DATA LINES:
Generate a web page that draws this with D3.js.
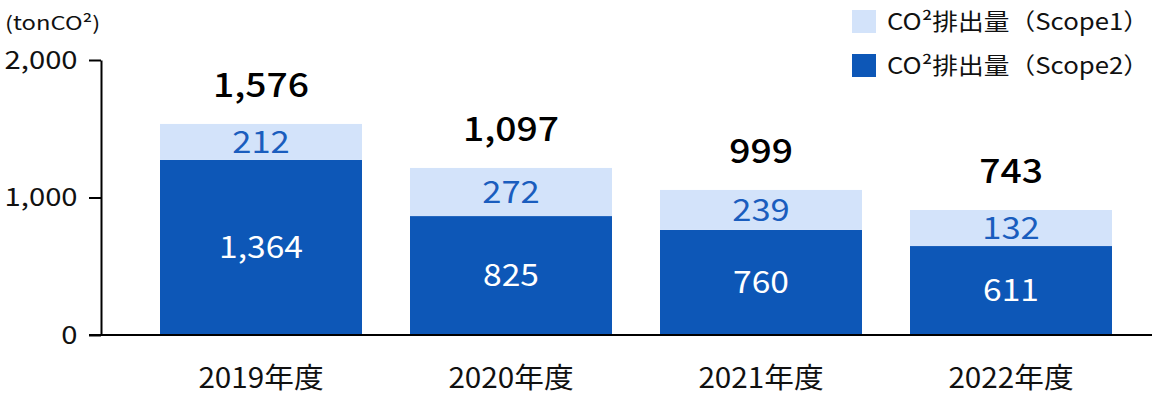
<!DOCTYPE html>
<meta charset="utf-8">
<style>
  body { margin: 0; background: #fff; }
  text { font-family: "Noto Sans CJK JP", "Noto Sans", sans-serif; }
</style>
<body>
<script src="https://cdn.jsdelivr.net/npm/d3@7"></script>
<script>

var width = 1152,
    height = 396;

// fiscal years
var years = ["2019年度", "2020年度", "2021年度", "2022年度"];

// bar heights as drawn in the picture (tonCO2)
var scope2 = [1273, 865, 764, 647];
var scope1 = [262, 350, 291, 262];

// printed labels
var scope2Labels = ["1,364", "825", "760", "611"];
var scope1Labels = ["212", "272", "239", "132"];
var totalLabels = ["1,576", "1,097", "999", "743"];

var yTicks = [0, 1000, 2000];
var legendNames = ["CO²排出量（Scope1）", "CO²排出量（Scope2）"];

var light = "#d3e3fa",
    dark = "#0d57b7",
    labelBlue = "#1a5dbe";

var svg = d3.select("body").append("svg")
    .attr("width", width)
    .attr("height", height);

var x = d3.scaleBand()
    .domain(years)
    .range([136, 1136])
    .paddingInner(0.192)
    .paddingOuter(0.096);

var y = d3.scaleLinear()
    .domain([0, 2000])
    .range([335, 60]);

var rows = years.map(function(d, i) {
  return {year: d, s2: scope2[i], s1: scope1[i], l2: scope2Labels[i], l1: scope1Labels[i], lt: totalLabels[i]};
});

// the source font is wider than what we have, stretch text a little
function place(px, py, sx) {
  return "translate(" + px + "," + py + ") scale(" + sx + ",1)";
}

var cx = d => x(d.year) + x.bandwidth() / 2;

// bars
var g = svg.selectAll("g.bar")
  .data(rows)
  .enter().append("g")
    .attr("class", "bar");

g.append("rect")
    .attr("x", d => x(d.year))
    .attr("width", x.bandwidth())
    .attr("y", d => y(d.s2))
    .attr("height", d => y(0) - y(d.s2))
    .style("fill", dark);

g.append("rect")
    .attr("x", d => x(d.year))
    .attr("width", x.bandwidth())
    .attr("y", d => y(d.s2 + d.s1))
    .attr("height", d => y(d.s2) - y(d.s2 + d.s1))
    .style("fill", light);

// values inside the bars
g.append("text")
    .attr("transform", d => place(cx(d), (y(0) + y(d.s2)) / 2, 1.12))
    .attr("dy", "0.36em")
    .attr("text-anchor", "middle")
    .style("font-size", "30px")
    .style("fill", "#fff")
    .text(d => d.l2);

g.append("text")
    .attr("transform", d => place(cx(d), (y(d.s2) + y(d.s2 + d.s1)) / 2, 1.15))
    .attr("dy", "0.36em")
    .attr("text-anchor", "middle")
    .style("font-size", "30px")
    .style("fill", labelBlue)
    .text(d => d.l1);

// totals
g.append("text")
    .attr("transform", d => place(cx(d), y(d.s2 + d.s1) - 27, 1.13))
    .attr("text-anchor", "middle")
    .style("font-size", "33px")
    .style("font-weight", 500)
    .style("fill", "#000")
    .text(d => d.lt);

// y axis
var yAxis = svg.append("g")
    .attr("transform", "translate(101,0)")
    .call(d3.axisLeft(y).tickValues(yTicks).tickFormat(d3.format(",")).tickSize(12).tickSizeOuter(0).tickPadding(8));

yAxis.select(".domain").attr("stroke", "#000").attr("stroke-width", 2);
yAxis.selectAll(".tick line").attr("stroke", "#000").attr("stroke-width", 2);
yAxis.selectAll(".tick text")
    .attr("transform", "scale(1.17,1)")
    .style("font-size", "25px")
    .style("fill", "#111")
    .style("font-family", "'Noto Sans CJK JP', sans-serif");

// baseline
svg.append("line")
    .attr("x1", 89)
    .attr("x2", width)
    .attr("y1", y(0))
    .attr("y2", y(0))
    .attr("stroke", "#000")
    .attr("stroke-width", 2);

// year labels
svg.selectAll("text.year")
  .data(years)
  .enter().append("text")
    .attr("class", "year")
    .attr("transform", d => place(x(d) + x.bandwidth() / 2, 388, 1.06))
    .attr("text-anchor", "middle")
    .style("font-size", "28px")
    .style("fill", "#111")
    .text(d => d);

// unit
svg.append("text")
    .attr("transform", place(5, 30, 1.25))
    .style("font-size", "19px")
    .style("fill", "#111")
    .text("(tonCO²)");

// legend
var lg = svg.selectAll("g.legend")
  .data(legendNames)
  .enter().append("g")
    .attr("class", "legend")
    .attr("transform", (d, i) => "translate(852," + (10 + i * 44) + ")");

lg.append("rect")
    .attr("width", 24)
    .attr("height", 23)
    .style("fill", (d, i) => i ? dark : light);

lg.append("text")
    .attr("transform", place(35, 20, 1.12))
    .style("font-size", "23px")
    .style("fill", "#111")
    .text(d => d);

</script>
...
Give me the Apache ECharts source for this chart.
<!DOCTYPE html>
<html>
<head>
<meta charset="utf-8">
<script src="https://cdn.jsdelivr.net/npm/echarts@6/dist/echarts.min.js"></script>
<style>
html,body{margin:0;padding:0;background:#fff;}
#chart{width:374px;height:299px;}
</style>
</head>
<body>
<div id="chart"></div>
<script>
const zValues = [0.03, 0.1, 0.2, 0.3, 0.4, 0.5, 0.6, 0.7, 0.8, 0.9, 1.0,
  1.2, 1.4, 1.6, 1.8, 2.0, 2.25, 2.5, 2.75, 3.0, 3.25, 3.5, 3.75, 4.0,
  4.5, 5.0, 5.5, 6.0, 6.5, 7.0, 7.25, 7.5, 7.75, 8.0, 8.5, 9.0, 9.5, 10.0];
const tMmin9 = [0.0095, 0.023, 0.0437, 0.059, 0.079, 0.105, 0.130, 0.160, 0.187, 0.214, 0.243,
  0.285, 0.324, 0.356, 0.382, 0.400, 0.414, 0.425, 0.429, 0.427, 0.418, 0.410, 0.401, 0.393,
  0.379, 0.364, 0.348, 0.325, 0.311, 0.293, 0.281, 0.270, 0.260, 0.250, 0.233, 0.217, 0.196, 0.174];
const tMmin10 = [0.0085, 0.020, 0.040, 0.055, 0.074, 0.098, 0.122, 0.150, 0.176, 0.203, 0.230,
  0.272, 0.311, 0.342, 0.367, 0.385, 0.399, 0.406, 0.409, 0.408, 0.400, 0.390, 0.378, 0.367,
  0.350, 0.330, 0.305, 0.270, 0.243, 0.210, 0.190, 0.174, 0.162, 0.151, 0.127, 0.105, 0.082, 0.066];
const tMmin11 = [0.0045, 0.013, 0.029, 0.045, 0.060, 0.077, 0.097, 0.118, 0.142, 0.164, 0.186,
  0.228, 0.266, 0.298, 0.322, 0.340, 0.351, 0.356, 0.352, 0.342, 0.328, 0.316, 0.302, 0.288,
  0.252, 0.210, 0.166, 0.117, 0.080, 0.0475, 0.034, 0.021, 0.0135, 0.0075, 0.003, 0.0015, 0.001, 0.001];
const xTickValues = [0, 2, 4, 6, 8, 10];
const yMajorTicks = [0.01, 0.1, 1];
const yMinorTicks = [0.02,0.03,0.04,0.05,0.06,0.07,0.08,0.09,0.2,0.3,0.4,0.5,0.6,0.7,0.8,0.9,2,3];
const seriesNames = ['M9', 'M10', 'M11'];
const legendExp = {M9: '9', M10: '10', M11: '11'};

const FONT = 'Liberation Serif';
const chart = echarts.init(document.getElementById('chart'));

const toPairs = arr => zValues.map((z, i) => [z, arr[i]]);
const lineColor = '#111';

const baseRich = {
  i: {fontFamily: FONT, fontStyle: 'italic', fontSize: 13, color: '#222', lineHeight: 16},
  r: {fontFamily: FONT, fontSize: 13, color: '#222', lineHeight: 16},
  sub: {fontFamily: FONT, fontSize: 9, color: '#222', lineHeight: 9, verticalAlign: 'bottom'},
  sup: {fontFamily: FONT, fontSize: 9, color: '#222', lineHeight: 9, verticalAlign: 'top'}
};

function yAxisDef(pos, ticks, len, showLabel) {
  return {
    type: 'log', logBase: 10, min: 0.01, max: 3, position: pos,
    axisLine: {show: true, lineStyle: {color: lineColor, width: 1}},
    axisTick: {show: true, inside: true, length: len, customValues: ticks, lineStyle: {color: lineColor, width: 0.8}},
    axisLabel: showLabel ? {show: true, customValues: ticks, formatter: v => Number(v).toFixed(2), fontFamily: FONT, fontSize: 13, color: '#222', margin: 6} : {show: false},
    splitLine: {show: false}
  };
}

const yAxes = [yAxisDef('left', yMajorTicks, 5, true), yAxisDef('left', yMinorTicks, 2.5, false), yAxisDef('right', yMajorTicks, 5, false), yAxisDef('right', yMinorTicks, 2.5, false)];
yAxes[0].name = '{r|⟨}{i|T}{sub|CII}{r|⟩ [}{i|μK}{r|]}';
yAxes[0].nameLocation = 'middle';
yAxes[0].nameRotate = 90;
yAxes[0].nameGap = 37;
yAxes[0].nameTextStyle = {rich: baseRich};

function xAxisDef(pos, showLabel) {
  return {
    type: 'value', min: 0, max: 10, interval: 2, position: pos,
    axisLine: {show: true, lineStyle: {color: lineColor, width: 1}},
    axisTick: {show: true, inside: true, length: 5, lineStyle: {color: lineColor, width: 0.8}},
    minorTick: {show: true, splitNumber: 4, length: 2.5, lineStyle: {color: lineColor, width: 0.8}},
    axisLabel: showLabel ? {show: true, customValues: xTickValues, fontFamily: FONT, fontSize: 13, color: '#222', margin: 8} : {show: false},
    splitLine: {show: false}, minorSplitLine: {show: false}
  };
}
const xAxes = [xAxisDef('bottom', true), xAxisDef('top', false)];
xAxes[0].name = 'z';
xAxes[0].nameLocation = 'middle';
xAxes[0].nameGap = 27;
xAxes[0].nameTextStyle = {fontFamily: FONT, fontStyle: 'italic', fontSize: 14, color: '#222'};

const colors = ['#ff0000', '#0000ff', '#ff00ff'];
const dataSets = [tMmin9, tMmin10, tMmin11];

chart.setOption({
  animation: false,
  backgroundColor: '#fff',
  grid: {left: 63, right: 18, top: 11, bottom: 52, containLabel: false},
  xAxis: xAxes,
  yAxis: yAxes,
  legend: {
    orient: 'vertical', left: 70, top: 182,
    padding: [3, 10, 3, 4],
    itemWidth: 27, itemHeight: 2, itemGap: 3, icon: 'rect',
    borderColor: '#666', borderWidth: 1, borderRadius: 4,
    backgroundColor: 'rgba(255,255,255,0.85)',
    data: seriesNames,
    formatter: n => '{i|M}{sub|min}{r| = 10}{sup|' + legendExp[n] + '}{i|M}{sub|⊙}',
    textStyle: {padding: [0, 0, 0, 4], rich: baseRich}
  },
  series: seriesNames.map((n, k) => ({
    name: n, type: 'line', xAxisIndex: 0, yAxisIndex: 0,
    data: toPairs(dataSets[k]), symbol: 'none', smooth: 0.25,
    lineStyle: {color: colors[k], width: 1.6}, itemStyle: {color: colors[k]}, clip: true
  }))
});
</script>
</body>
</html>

WHAT YOU SHOULD DO:
Repeat only the lines running from "Generate a web" to "var scope1 = [262, 350, 291, 262];", ends included, and leave the pictures out.

WRITTEN REPLY:
Generate a web page that draws this with D3.js.
<!DOCTYPE html>
<meta charset="utf-8">
<style>
  body { margin: 0; background: #fff; }
  text { font-family: "Noto Sans CJK JP", "Noto Sans", sans-serif; }
</style>
<body>
<script src="https://cdn.jsdelivr.net/npm/d3@7"></script>
<script>

var width = 1152,
    height = 396;

// fiscal years
var years = ["2019年度", "2020年度", "2021年度", "2022年度"];

// bar heights as drawn in the picture (tonCO2)
var scope2 = [1273, 865, 764, 647];
var scope1 = [262, 350, 291, 262];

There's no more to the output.